>> begin Information supplied
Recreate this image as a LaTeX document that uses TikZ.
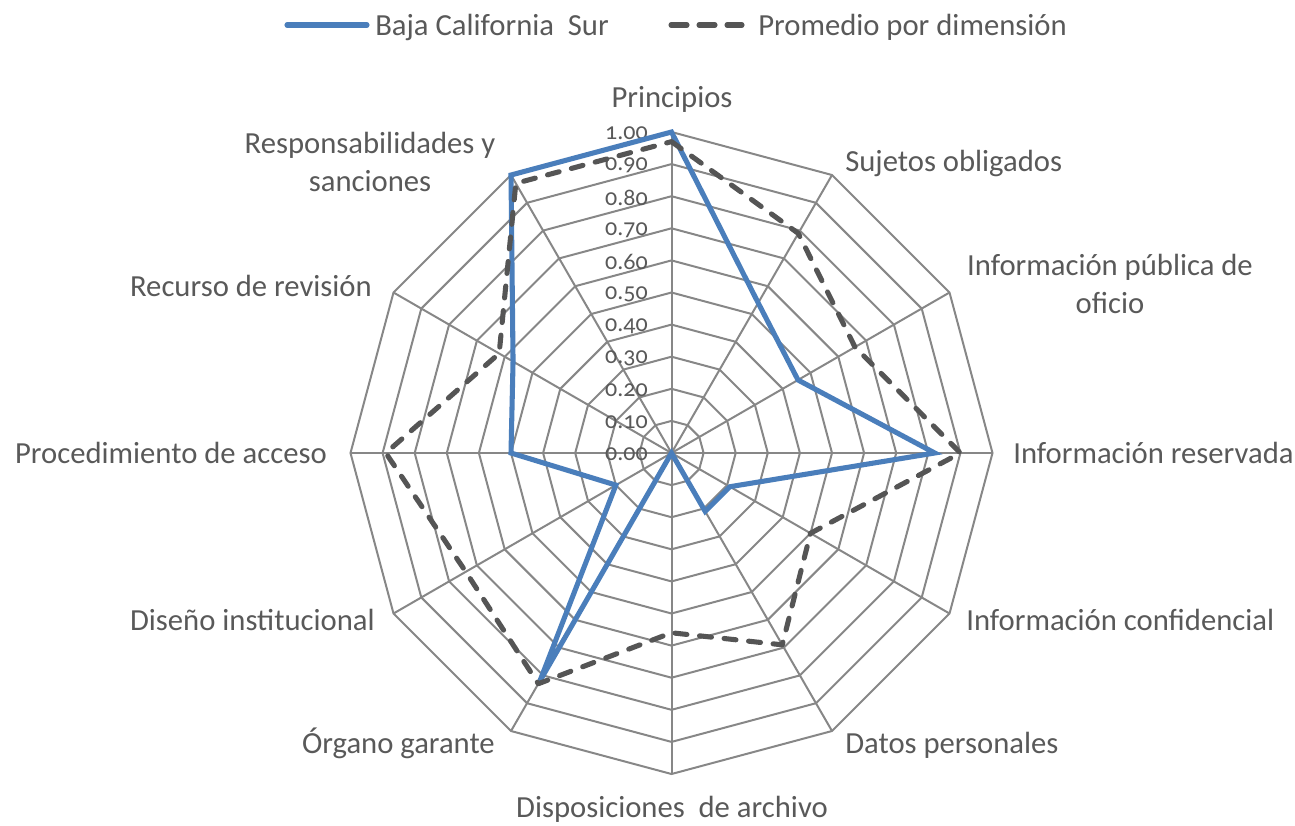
\documentclass[tikz,border=0pt]{standalone}
\usepackage{fontspec}
\setmainfont{Carlito}
\newfontfamily\tickfont[Numbers=OldStyle]{Carlito}
\usetikzlibrary{calc}
\definecolor{txt}{HTML}{595959}
\definecolor{gridc}{HTML}{878787}
\definecolor{bcs}{HTML}{4A7EBB}
\definecolor{avg}{HTML}{555555}
\begin{document}
\begin{tikzpicture}[x=0.75pt,y=-0.75pt,
  lbl/.style={font=\fontsize{23}{28.5}\selectfont, text=txt, inner sep=0pt},
  tick/.style={font=\tickfont\fontsize{18}{20}\selectfont, text=txt, inner sep=0pt, anchor=east},
  gridline/.style={draw=gridc, line width=1.5pt},
  bcsline/.style={draw=bcs, line width=3.8pt, line join=miter},
  avgline/.style={draw=avg, line width=3.8pt, dash pattern=on 9pt off 9.5pt, line cap=round, line join=round}]
\useasboundingbox (0,0) rectangle (1295,825);
\coordinate (O) at (671.5,453);
\def\R{321}
% grid rings
\foreach \i in {1,...,10}{
  \draw[gridline] ($(O)+(0,{-\R*\i/10})$)
    \foreach \k in {1,...,11}{ -- ($(O)+({\R*\i/10*sin(30*\k)},{-\R*\i/10*cos(30*\k)})$) } -- cycle;
}
% spokes
\foreach \k in {0,...,11}{
  \coordinate (a\k) at ($(O)+({\R*sin(30*\k)},{-\R*cos(30*\k)})$);
  \draw[gridline] (O) -- (a\k);
}
% tick labels
\foreach \t [count=\i from 0] in {0.00,0.10,0.20,0.30,0.40,0.50,0.60,0.70,0.80,0.90,1.00}{
  \node[tick] (t\i) at ($(O)+(-23.5,{-\R*\i/10+1.5})$) {\t};
}
% data
\foreach \v [count=\k from 0] in {1.00,0.54,0.455,0.82,0.21,0.21,0.00,0.82,0.20,0.50,0.57,1.00}{
  \coordinate (b\k) at ($(O)+({\R*\v*sin(30*\k)},{-\R*\v*cos(30*\k)})$);
}
\foreach \v [count=\k from 0] in {0.97,0.79,0.66,0.90,0.50,0.69,0.56,0.83,0.74,0.89,0.62,0.97}{
  \coordinate (p\k) at ($(O)+({\R*\v*sin(30*\k)},{-\R*\v*cos(30*\k)})$);
}
\draw[bcsline] (b0) -- (b1) -- (b2) -- (b3) -- (b4) -- (b5) -- (b6) -- (b7) -- (b8) -- (b9) -- (b10) -- (b11) -- cycle;
\draw[avgline] (p0) -- (p1) -- (p2) -- (p3) -- (p4) -- (p5) -- (p6) -- (p7) -- (p8) -- (p9) -- (p10) -- (p11) -- cycle;
% axis labels
\node[lbl, anchor=base] (l0) at (672,107) {Principios};
\node[lbl, anchor=base west] (l1) at (845,171) {Sujetos obligados};
\node[lbl, anchor=base, align=center] (l2) at (1110,313) {Información pública de\\oficio};
\node[lbl, anchor=base west] (l3) at (1013,463) {Información reservada};
\node[lbl, anchor=base west] (l4) at (966,630) {Información confidencial};
\node[lbl, anchor=base west] (l5) at (845,753) {Datos personales};
\node[lbl, anchor=base] (l6) at (672,817) {Disposiciones\hspace{0.45em}de archivo};
\node[lbl, anchor=base east] (l7) at (495,753) {Órgano garante};
\node[lbl, anchor=base east] (l8) at (375,630) {Diseño institucional};
\node[lbl, anchor=base east] (l9) at (327,463) {Procedimiento de acceso};
\node[lbl, anchor=base east] (l10) at (372,296) {Recurso de revisión};
\node[lbl, anchor=base, align=center] (l11) at (370,191) {Responsabilidades y\\sanciones};
% legend
\coordinate (g1a) at (287,25); \coordinate (g1b) at (367,25);
\draw[bcsline, line cap=round] (g1a) -- (g1b);
\node[lbl, anchor=base west] (g1) at (375,35) {Baja California\hspace{0.45em}Sur};
\coordinate (g2a) at (671,25); \coordinate (g2b) at (742,25);
\draw[avgline, dash pattern=on 12pt off 9pt] (g2a) -- (g2b);
\node[lbl, anchor=base west] (g2) at (758,35) {Promedio por dimensión};
\end{tikzpicture}
\end{document}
>> end Information supplied
▶ **Short exercise**
Copy the listing over exactly, skipping the pictures it holds.

▶ **Exercise response**
Recreate this image as a LaTeX document that uses TikZ.
\documentclass[tikz,border=0pt]{standalone}
\usepackage{fontspec}
\setmainfont{Carlito}
\newfontfamily\tickfont[Numbers=OldStyle]{Carlito}
\usetikzlibrary{calc}
\definecolor{txt}{HTML}{595959}
\definecolor{gridc}{HTML}{878787}
\definecolor{bcs}{HTML}{4A7EBB}
\definecolor{avg}{HTML}{555555}
\begin{document}
\begin{tikzpicture}[x=0.75pt,y=-0.75pt,
  lbl/.style={font=\fontsize{23}{28.5}\selectfont, text=txt, inner sep=0pt},
  tick/.style={font=\tickfont\fontsize{18}{20}\selectfont, text=txt, inner sep=0pt, anchor=east},
  gridline/.style={draw=gridc, line width=1.5pt},
  bcsline/.style={draw=bcs, line width=3.8pt, line join=miter},
  avgline/.style={draw=avg, line width=3.8pt, dash pattern=on 9pt off 9.5pt, line cap=round, line join=round}]
\useasboundingbox (0,0) rectangle (1295,825);
\coordinate (O) at (671.5,453);
\def\R{321}
% grid rings
\foreach \i in {1,...,10}{
  \draw[gridline] ($(O)+(0,{-\R*\i/10})$)
    \foreach \k in {1,...,11}{ -- ($(O)+({\R*\i/10*sin(30*\k)},{-\R*\i/10*cos(30*\k)})$) } -- cycle;
}
% spokes
\foreach \k in {0,...,11}{
  \coordinate (a\k) at ($(O)+({\R*sin(30*\k)},{-\R*cos(30*\k)})$);
  \draw[gridline] (O) -- (a\k);
}
% tick labels
\foreach \t [count=\i from 0] in {0.00,0.10,0.20,0.30,0.40,0.50,0.60,0.70,0.80,0.90,1.00}{
  \node[tick] (t\i) at ($(O)+(-23.5,{-\R*\i/10+1.5})$) {\t};
}
% data
\foreach \v [count=\k from 0] in {1.00,0.54,0.455,0.82,0.21,0.21,0.00,0.82,0.20,0.50,0.57,1.00}{
  \coordinate (b\k) at ($(O)+({\R*\v*sin(30*\k)},{-\R*\v*cos(30*\k)})$);
}
\foreach \v [count=\k from 0] in {0.97,0.79,0.66,0.90,0.50,0.69,0.56,0.83,0.74,0.89,0.62,0.97}{
  \coordinate (p\k) at ($(O)+({\R*\v*sin(30*\k)},{-\R*\v*cos(30*\k)})$);
}
\draw[bcsline] (b0) -- (b1) -- (b2) -- (b3) -- (b4) -- (b5) -- (b6) -- (b7) -- (b8) -- (b9) -- (b10) -- (b11) -- cycle;
\draw[avgline] (p0) -- (p1) -- (p2) -- (p3) -- (p4) -- (p5) -- (p6) -- (p7) -- (p8) -- (p9) -- (p10) -- (p11) -- cycle;
% axis labels
\node[lbl, anchor=base] (l0) at (672,107) {Principios};
\node[lbl, anchor=base west] (l1) at (845,171) {Sujetos obligados};
\node[lbl, anchor=base, align=center] (l2) at (1110,313) {Información pública de\\oficio};
\node[lbl, anchor=base west] (l3) at (1013,463) {Información reservada};
\node[lbl, anchor=base west] (l4) at (966,630) {Información confidencial};
\node[lbl, anchor=base west] (l5) at (845,753) {Datos personales};
\node[lbl, anchor=base] (l6) at (672,817) {Disposiciones\hspace{0.45em}de archivo};
\node[lbl, anchor=base east] (l7) at (495,753) {Órgano garante};
\node[lbl, anchor=base east] (l8) at (375,630) {Diseño institucional};
\node[lbl, anchor=base east] (l9) at (327,463) {Procedimiento de acceso};
\node[lbl, anchor=base east] (l10) at (372,296) {Recurso de revisión};
\node[lbl, anchor=base, align=center] (l11) at (370,191) {Responsabilidades y\\sanciones};
% legend
\coordinate (g1a) at (287,25); \coordinate (g1b) at (367,25);
\draw[bcsline, line cap=round] (g1a) -- (g1b);
\node[lbl, anchor=base west] (g1) at (375,35) {Baja California\hspace{0.45em}Sur};
\coordinate (g2a) at (671,25); \coordinate (g2b) at (742,25);
\draw[avgline, dash pattern=on 12pt off 9pt] (g2a) -- (g2b);
\node[lbl, anchor=base west] (g2) at (758,35) {Promedio por dimensión};
\end{tikzpicture}
\end{document}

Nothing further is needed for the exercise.